Over several decades, Reed and Barton developed a reputation for excellent craftsmanship and high quality. The first patented flatware pattern was titled, "Roman Medallion," which was introduced to the public consumer in 1868. In 1876, the company's fine design work was recognized at the Philadelphia Centennial Exhibition by receiving a medal of excellence for their entry, "Progress Vase." The piece was three by four feet and depicted scenes from the 15th and 19th centuries. In 1908, Reed and Barton created one of their most enduring and loved flatware designs, "Francis I," which can still be bought today.

The majority of silver and silverplated products in the marketplace feature hallmarks and stamps for identification purposes.

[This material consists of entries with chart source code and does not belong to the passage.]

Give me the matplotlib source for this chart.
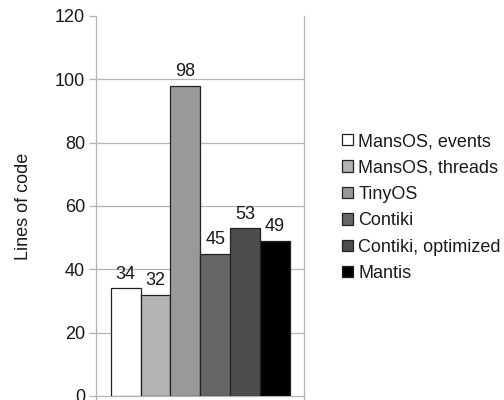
import matplotlib
matplotlib.use("Agg")
import matplotlib.pyplot as plt
from matplotlib.patches import Patch

systems = ["MansOS, events", "MansOS, threads", "TinyOS", "Contiki",
           "Contiki, optimized", "Mantis"]
lines_of_code = [34, 32, 98, 45, 53, 49]
bar_colors = ["#ffffff", "#b3b3b3", "#999999", "#666666", "#4d4d4d", "#000000"]
y_ticks = [0, 20, 40, 60, 80, 100, 120]

plt.rcParams["font.family"] = ["Liberation Sans", "DejaVu Sans"]
plt.rcParams["font.size"] = 13

fig = plt.figure(figsize=(5.04, 4.0), dpi=100)
ax = fig.add_axes([96 / 504, 4 / 400, 208 / 504, 380 / 400])

grid_c = "#b3b3b3"
txt_c = "#1a1a1a"
x = list(range(len(systems)))
ax.bar(x, lines_of_code, width=1.0, color=bar_colors,
       edgecolor="#222222", linewidth=0.9, zorder=3)
for xi, v in zip(x, lines_of_code):
    ax.annotate(str(v), (xi, v), xytext=(0, 4), textcoords="offset points",
                ha="center", va="bottom", color=txt_c, fontsize=13)

ax.set_xlim(-1.0, 5.98)
ax.set_ylim(0, 120)
ax.set_yticks(y_ticks)
for t in y_ticks[1:-1]:
    ax.axhline(t, color=grid_c, linewidth=0.9, zorder=1)
ax.set_xticks([-1.0, 5.98])
ax.set_xticklabels([])
ax.tick_params(axis="y", colors=grid_c, labelcolor=txt_c, length=5, width=0.9,
               labelsize=13, pad=3)
ax.tick_params(axis="x", colors=grid_c, length=4, width=0.9)

for side in ["left", "right", "bottom"]:
    ax.spines[side].set_color(grid_c)
    ax.spines[side].set_linewidth(0.9)
ax.spines["top"].set_visible(False)

ax.set_ylabel("Lines of code", color=txt_c, fontsize=13, labelpad=16)

handles = [Patch(facecolor=c, edgecolor="#222222", linewidth=0.9) for c in bar_colors]
fig.legend(handles, systems, loc="center left", bbox_to_anchor=(342 / 504, 0.481),
           frameon=False, handlelength=0.6, handleheight=0.6, handletextpad=0.3,
           labelspacing=0.52, fontsize=13, labelcolor=txt_c, borderpad=0,
           borderaxespad=0)

fig.savefig("out.png", dpi=100)
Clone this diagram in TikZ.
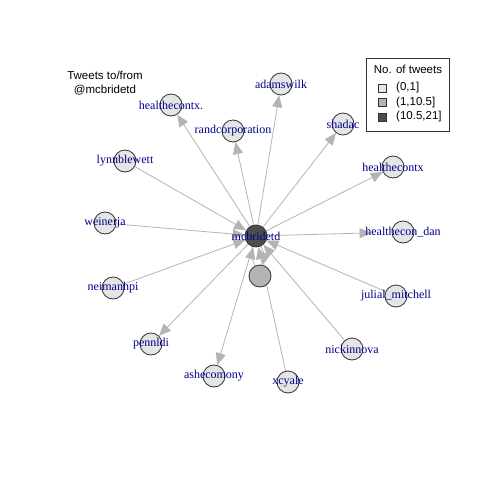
\documentclass[tikz,border=0pt]{standalone}
\usepackage{fontspec}
\setmainfont{Liberation Serif}
\setsansfont{Liberation Sans}
\usetikzlibrary{arrows.meta,backgrounds}
\definecolor{edgec}{RGB}{180,180,180}
\definecolor{lightv}{RGB}{229,229,229}
\definecolor{midv}{RGB}{179,179,179}
\definecolor{darkv}{RGB}{77,77,77}
\definecolor{vborder}{RGB}{51,51,51}
\definecolor{lblc}{RGB}{0,0,139}
\tikzset{
  vtx/.style={circle,draw=vborder,line width=0.8pt,minimum size=22pt,inner sep=0pt,fill=lightv},
  lbl/.style={text=lblc,font=\fontsize{12}{12}\selectfont,inner sep=0pt},
  edg/.style={draw=edgec,line width=0.8pt,-{Triangle[length=12pt,width=10pt]}},
  sans/.style={font=\sffamily\fontsize{11.5}{13}\selectfont,inner sep=0pt},
  keybox/.style={draw=vborder,line width=0.7pt,minimum size=8pt,inner sep=0pt}
}
\begin{document}
\begin{tikzpicture}[x=1pt,y=-1pt]
\path[use as bounding box] (0,0) rectangle (480,480);
% vertices
\node[vtx,fill=darkv] (mc) at (256,236) {};
\node[vtx,fill=midv] (gr) at (260,276) {};
\node[vtx] (adw) at (281,84) {};
\node[vtx] (hc1) at (171,105) {};
\node[vtx] (rand) at (233,131) {};
\node[vtx] (shad) at (343,124) {};
\node[vtx] (hc2) at (393,167) {};
\node[vtx] (lynn) at (125,161) {};
\node[vtx] (wein) at (105,223) {};
\node[vtx] (hcd) at (403,232) {};
\node[vtx] (neim) at (113,288) {};
\node[vtx] (jul) at (396,296) {};
\node[vtx] (penn) at (151,344) {};
\node[vtx] (nick) at (352,349) {};
\node[vtx] (ashe) at (214,376) {};
\node[vtx] (xcy) at (288,382) {};
% edges
\begin{scope}[on background layer]
\fill[white] (0,0) rectangle (480,480);
\draw[edg] (mc) -- (hc1);
\draw[edg] (mc) -- (rand);
\draw[edg] (mc) -- (adw);
\draw[edg] (mc) -- (shad);
\draw[edg] (mc) -- (hc2);
\draw[edg,shorten >=20pt] (mc) -- (hcd);
\draw[edg] (mc) -- (penn);
\draw[edg] (mc) -- (ashe);
\draw[edg] (lynn) -- (mc);
\draw[edg] (wein) -- (mc);
\draw[edg] (neim) -- (mc);
\draw[edg] (jul) -- (mc);
\draw[edg] (nick) -- (mc);
\draw[edg] (xcy) -- (mc);
\draw[edg] (gr) to[bend left=20] (mc);
\draw[edg] (mc) to[bend left=20] (gr);
\end{scope}
% labels
\node[lbl] (mc-l) at (mc) {mcbridetd};
\node[lbl] (adw-l) at (adw) {adamswilk};
\node[lbl] (hc1-l) at (hc1) {healthecontx.};
\node[lbl] (rand-l) at (rand) {randcorporation};
\node[lbl] (shad-l) at (shad) {shadac};
\node[lbl] (hc2-l) at (hc2) {healthecontx};
\node[lbl] (lynn-l) at (lynn) {lynnblewett};
\node[lbl] (wein-l) at (wein) {weinerja};
\node[lbl] (hcd-l) at (hcd) {healthecon\_dan};
\node[lbl] (neim-l) at (neim) {neimanhpi};
\node[lbl] (jul-l) at (jul) {julial\_mitchell};
\node[lbl] (penn-l) at (penn) {pennldi};
\node[lbl] (nick-l) at (nick) {nickinnova};
\node[lbl] (ashe-l) at (ashe) {ashecomony};
\node[lbl] (xcy-l) at (xcy) {xcyale};
% title
\node[sans,align=center] (title) at (105,83) {Tweets to/from\\[1pt]@mcbridetd};
% legend
\node[draw=vborder,line width=0.7pt,minimum width=83pt,minimum height=73pt,inner sep=0pt] (leg) at (407.5,94.5) {};
\node[sans] (legt) at (408,69) {No. of tweets};
\node[keybox,fill=lightv] (k1) at (382,88) {};
\node[keybox,fill=midv] (k2) at (382,102.5) {};
\node[keybox,fill=darkv] (k3) at (382,117) {};
\node[sans,anchor=west] (k1t) at (396,88) {(0,1]};
\node[sans,anchor=west] (k2t) at (396,102.5) {(1,10.5]};
\node[sans,anchor=west] (k3t) at (396,117) {(10.5,21]};
\end{tikzpicture}
\end{document}
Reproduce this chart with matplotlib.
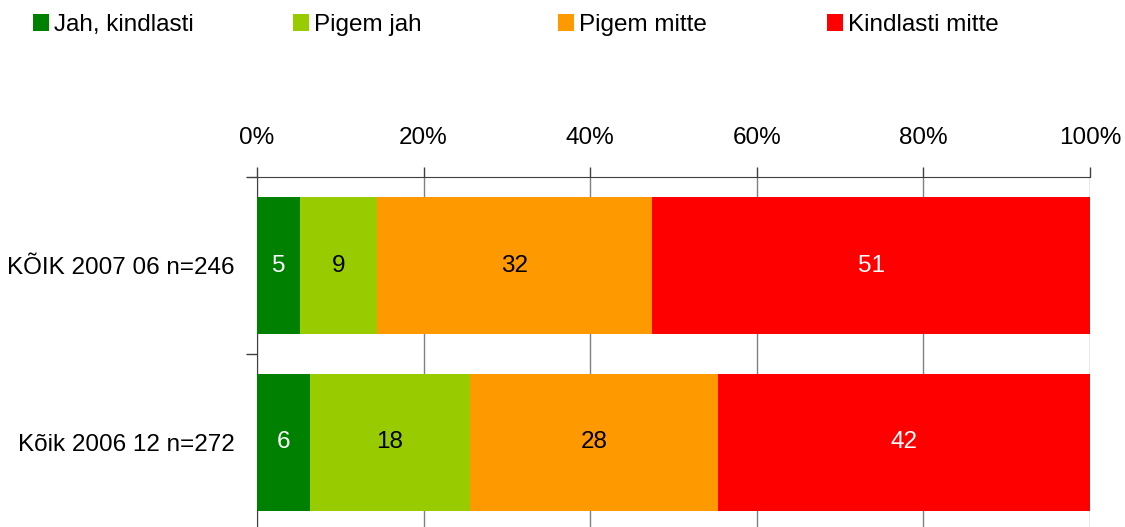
import matplotlib
import matplotlib.pyplot as plt
import numpy as np

matplotlib.use('agg')
plt.rcParams['font.family'] = ['Liberation Sans', 'DejaVu Sans']

categories = ['KÕIK 2007 06 n=246', 'Kõik 2006 12 n=272']
series_names = ['Jah, kindlasti', 'Pigem jah', 'Pigem mitte', 'Kindlasti mitte']
values = {
    'Jah, kindlasti': [5, 6],
    'Pigem jah': [9, 18],
    'Pigem mitte': [32, 28],
    'Kindlasti mitte': [51, 42],
}
colors = ['#008000', '#99CC00', '#FF9900', '#FF0000']
label_colors = ['white', 'black', 'black', 'white']
xticks = [0, 20, 40, 60, 80, 100]
fs = 17.5

fig = plt.figure(figsize=(11.25, 5.27), dpi=100)
ax = fig.add_axes([257 / 1125, 1 - 531 / 527, 833 / 1125, (531 - 177) / 527])

raw = np.array([values[s] for s in series_names], dtype=float)
share = raw / raw.sum(axis=0) * 100
y = np.arange(len(categories))
left = np.zeros(len(categories))
handles = []
for i, name in enumerate(series_names):
    h = ax.barh(y, share[i], left=left, height=0.77, color=colors[i], label=name, zorder=3)
    handles.append(h)
    for j in range(len(categories)):
        ax.text(left[j] + share[i][j] / 2, y[j], '%d' % raw[i][j], ha='center', va='center',
                fontsize=fs, color=label_colors[i], zorder=4)
    left += share[i]

ax.set_xlim(0, 100)
ax.set_ylim(1.5, -0.5)
ax.xaxis.tick_top()
ax.set_xticks(xticks)
ax.set_xticklabels(['%d%%' % t for t in xticks], fontsize=fs)
ax.tick_params(axis='x', length=7, width=1, color='#404040', pad=13)
ax.grid(axis='x', color='#808080', lw=1, zorder=0)

ax.set_yticks(y)
ax.set_yticklabels(categories, fontsize=fs)
ax.set_yticks([-0.5, 0.5, 1.5], minor=True)
ax.tick_params(axis='y', which='major', length=0, pad=16)
ax.tick_params(axis='y', which='minor', length=8, width=1, color='#404040')

for s in ['right', 'bottom']:
    ax.spines[s].set_visible(False)
ax.spines['top'].set_color('#404040')
ax.spines['left'].set_color('#404040')

# legend entries at fixed spacing, like the original
leg_x = [33, 293, 558, 827]
for h, x in zip(handles, leg_x):
    fig.legend(handles=[h], loc='center left', bbox_to_anchor=(x / 1125, 1 - 25 / 527),
               frameon=False, fontsize=fs, handlelength=0.66, handleheight=0.66,
               handletextpad=0.2, borderaxespad=0, borderpad=0)

fig.savefig('out.png', dpi=100)
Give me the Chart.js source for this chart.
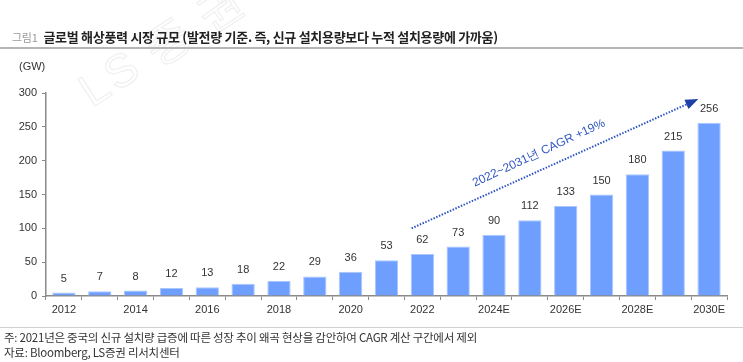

Sterling silver is denoted with the stamp, "sterling" or the number, .925. When these marks are absent, the piece is usually silverplate. The words "Reed & Barton" are used as an identifier as well as a series of three marks. The center hallmark is an "R" within a shield. The mark on the left is an eagle and on the right is a walking lion. From 1928 to 1957, Reed and Barton added pictorial markings to the hallmarks to help with additional identification. These pictorial marks represent the year each piece was made.

Reed and Barton is a company that has survived many changes in the marketplace to bring consumers durable silver items with high craftsmanship. The same quality found in Reed and Barton's antique pieces can still be found in contemporary silver items.